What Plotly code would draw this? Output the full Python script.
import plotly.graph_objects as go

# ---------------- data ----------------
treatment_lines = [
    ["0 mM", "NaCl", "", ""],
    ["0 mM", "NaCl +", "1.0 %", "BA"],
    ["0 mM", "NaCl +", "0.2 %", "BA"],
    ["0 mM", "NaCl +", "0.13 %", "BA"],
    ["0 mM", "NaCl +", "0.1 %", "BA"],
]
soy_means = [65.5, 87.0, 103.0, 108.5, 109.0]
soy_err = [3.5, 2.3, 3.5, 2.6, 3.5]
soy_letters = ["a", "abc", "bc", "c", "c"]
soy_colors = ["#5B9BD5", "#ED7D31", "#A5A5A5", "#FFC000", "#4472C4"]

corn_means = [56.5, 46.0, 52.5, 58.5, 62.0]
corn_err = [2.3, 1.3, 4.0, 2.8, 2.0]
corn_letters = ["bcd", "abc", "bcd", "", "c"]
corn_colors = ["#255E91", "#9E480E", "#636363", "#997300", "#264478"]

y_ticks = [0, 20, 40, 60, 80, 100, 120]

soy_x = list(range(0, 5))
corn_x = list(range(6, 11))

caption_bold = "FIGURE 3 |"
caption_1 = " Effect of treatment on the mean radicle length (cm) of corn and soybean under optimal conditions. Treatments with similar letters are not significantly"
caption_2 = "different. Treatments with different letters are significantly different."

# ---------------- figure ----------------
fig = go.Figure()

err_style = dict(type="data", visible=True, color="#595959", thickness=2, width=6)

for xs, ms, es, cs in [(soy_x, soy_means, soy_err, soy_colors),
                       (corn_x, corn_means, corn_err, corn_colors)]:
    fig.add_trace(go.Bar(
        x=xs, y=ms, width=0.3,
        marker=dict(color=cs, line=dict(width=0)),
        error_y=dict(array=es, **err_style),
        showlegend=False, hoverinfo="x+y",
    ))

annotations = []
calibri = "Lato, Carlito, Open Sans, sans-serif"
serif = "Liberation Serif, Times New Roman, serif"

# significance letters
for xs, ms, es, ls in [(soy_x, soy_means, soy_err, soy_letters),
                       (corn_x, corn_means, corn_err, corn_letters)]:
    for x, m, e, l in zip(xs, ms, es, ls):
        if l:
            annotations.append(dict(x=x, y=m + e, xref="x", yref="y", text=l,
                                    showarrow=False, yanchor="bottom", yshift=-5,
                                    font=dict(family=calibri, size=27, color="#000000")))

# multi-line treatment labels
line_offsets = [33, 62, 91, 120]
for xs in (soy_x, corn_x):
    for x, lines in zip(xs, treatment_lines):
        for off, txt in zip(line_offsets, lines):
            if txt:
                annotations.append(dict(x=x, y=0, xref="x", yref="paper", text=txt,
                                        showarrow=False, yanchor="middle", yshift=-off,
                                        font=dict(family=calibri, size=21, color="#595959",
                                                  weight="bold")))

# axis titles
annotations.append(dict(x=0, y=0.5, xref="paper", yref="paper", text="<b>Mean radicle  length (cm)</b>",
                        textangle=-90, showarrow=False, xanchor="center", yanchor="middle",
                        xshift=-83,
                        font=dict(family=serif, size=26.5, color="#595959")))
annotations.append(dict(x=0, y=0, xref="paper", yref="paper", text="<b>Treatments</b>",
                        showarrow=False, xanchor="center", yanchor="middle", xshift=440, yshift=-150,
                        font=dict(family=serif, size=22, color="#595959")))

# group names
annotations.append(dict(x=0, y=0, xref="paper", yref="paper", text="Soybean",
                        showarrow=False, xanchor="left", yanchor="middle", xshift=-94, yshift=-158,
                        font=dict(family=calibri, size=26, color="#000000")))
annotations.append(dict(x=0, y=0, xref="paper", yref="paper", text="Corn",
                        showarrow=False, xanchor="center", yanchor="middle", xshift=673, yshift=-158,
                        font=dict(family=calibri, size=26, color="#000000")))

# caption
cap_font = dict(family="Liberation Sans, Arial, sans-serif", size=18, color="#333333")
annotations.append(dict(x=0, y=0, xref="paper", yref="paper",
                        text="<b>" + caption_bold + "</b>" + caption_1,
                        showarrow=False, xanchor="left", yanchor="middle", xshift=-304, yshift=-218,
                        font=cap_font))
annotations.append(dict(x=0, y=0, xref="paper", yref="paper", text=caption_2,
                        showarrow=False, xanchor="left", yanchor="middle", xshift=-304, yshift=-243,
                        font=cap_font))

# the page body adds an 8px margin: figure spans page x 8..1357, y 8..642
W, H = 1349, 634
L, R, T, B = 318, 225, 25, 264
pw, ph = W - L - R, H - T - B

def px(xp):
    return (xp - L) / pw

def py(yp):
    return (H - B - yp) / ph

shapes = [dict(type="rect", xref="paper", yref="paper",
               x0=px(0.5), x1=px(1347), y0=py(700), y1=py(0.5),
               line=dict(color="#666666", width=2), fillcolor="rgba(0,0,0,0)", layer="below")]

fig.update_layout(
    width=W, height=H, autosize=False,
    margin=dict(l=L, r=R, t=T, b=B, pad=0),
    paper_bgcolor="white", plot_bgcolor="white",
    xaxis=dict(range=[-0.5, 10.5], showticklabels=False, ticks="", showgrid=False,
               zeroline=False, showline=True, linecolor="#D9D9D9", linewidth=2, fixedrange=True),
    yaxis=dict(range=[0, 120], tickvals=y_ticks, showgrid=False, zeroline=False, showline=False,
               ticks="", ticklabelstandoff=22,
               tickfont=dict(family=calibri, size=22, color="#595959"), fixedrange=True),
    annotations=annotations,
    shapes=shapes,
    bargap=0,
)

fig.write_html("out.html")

- - - - -

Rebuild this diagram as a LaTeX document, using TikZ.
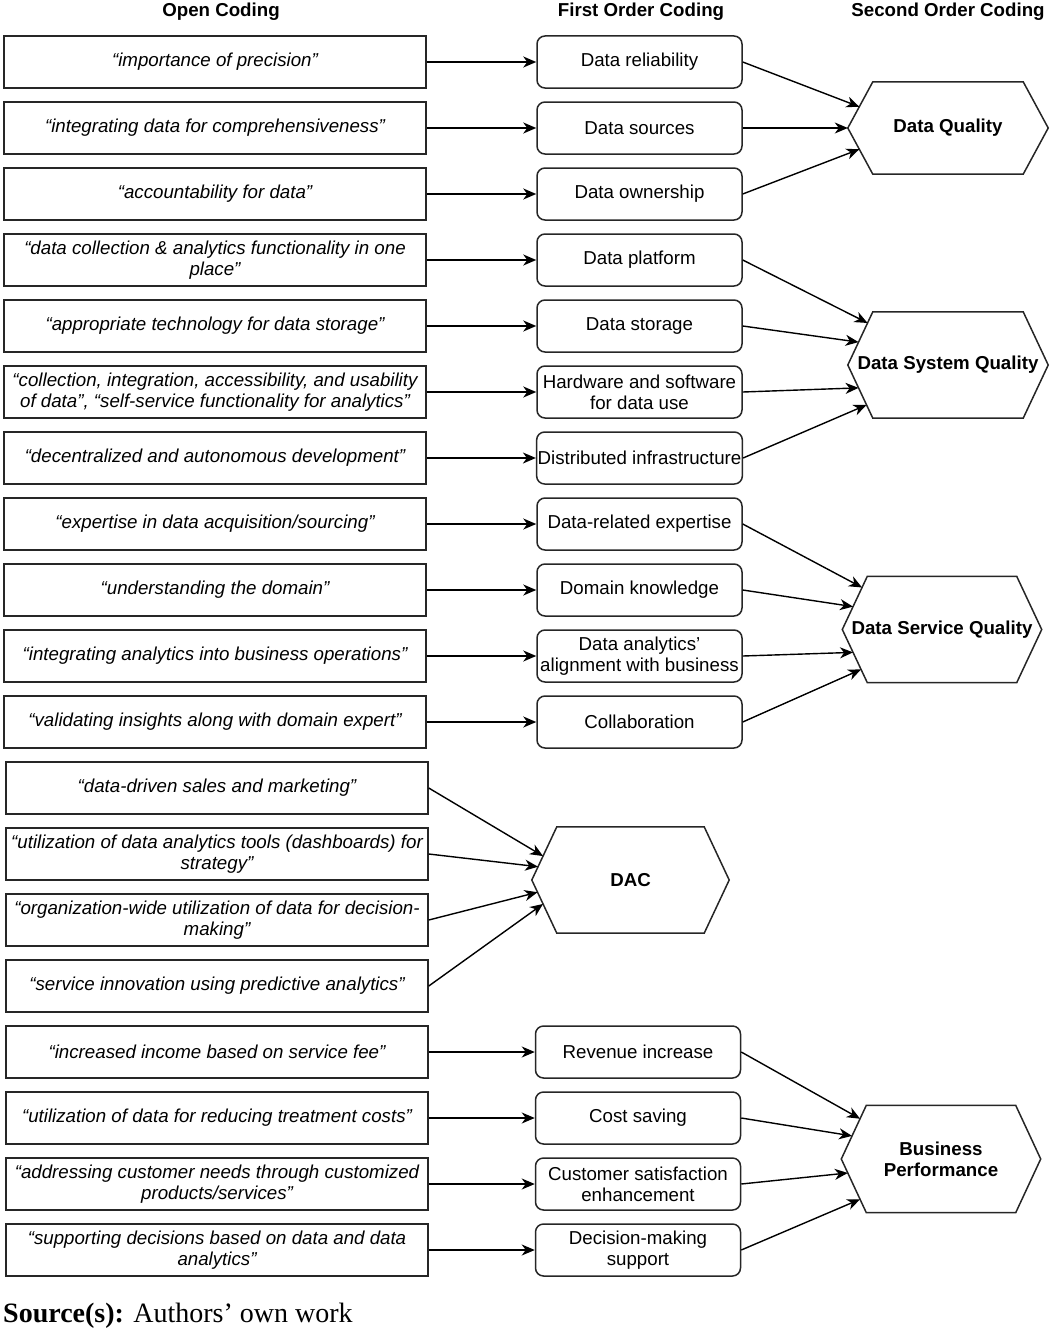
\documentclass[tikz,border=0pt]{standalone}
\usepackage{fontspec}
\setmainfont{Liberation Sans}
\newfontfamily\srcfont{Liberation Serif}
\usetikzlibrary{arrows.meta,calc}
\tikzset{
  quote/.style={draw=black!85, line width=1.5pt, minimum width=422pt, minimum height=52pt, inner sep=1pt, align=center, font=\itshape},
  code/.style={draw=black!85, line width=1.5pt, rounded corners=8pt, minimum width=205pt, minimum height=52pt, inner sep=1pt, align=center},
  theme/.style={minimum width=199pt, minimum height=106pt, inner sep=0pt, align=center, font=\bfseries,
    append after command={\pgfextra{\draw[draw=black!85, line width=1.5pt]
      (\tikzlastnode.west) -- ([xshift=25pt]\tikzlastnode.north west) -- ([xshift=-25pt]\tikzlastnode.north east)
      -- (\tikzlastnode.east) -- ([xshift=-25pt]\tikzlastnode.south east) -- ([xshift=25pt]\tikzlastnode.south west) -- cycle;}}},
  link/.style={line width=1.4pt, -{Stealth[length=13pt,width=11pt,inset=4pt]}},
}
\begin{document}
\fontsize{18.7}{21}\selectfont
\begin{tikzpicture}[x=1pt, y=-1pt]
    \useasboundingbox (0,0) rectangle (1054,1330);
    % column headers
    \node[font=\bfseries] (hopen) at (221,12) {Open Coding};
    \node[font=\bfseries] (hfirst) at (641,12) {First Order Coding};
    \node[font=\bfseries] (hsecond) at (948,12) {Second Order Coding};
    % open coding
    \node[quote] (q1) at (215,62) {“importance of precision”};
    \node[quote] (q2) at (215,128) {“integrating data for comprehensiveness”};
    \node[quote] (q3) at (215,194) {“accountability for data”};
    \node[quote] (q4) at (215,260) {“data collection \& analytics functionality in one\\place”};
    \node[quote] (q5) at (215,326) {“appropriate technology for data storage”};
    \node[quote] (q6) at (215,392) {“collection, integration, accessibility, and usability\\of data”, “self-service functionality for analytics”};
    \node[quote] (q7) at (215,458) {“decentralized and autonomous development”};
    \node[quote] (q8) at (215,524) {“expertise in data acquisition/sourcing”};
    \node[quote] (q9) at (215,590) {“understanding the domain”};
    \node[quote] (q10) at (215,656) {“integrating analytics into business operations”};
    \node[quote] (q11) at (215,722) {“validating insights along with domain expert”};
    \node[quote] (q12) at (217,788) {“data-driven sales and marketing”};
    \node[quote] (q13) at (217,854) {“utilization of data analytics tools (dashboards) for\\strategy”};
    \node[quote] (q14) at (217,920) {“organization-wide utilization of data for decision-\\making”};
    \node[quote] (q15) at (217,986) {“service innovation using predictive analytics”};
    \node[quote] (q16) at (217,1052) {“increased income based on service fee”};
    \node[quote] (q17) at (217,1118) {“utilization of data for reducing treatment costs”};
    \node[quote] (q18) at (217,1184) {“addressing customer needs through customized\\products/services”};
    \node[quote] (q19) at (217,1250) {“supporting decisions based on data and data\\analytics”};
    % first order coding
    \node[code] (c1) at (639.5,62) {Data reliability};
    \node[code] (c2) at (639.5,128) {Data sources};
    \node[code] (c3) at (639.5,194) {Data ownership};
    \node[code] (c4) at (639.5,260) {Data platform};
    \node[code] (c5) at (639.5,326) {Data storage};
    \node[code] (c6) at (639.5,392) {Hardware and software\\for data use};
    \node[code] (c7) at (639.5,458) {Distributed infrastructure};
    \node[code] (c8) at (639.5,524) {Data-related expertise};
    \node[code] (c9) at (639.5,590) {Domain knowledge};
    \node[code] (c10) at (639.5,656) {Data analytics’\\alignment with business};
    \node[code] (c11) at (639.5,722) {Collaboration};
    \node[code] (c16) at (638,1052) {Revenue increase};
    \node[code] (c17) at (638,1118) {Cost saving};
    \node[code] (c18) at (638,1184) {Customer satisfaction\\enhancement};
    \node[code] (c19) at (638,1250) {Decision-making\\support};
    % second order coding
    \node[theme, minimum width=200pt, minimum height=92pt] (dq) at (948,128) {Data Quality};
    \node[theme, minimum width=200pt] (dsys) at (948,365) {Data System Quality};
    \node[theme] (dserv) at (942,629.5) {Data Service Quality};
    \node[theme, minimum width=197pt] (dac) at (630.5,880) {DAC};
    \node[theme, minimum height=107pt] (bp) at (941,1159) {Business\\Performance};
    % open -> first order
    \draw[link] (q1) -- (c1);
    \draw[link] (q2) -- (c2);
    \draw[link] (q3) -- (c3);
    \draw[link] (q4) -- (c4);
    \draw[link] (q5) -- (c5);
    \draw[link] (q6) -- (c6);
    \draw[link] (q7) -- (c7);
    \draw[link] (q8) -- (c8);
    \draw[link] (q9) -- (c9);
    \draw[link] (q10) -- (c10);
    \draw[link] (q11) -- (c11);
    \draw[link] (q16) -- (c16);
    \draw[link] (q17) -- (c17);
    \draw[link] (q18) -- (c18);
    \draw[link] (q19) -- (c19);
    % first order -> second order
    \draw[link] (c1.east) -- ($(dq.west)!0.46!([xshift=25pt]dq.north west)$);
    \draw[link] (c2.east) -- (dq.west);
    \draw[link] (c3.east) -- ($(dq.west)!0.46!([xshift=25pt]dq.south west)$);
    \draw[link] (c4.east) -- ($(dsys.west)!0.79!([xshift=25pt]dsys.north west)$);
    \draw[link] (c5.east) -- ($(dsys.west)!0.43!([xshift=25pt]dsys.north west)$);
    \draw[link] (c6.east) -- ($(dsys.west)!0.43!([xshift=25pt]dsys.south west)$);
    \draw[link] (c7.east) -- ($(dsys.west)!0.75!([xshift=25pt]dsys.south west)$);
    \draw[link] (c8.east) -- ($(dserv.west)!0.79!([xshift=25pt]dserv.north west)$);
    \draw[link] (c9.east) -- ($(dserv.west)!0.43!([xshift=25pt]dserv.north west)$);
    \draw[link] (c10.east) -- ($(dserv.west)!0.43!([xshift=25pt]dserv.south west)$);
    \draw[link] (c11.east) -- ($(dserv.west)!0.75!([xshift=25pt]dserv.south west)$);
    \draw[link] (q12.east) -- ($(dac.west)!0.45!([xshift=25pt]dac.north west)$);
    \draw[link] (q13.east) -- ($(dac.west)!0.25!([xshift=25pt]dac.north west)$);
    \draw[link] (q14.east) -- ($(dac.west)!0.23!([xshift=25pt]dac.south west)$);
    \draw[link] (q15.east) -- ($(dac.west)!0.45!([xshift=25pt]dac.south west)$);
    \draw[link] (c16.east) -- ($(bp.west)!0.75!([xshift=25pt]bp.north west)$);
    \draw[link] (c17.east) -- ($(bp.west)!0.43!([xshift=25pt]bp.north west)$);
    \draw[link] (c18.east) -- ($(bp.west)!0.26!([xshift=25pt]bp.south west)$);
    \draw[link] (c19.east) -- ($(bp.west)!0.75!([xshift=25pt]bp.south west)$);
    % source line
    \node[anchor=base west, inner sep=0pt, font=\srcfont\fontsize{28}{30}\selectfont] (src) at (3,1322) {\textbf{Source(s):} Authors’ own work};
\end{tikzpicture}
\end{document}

- - - - -

[What the task asks]: Start with the line that contains "What Plotly code" and end with the line that contains "import plotly.graph_objects as go"; give those lines again exactly, and no others.

[Solution]:
What Plotly code would draw this? Output the full Python script.
import plotly.graph_objects as go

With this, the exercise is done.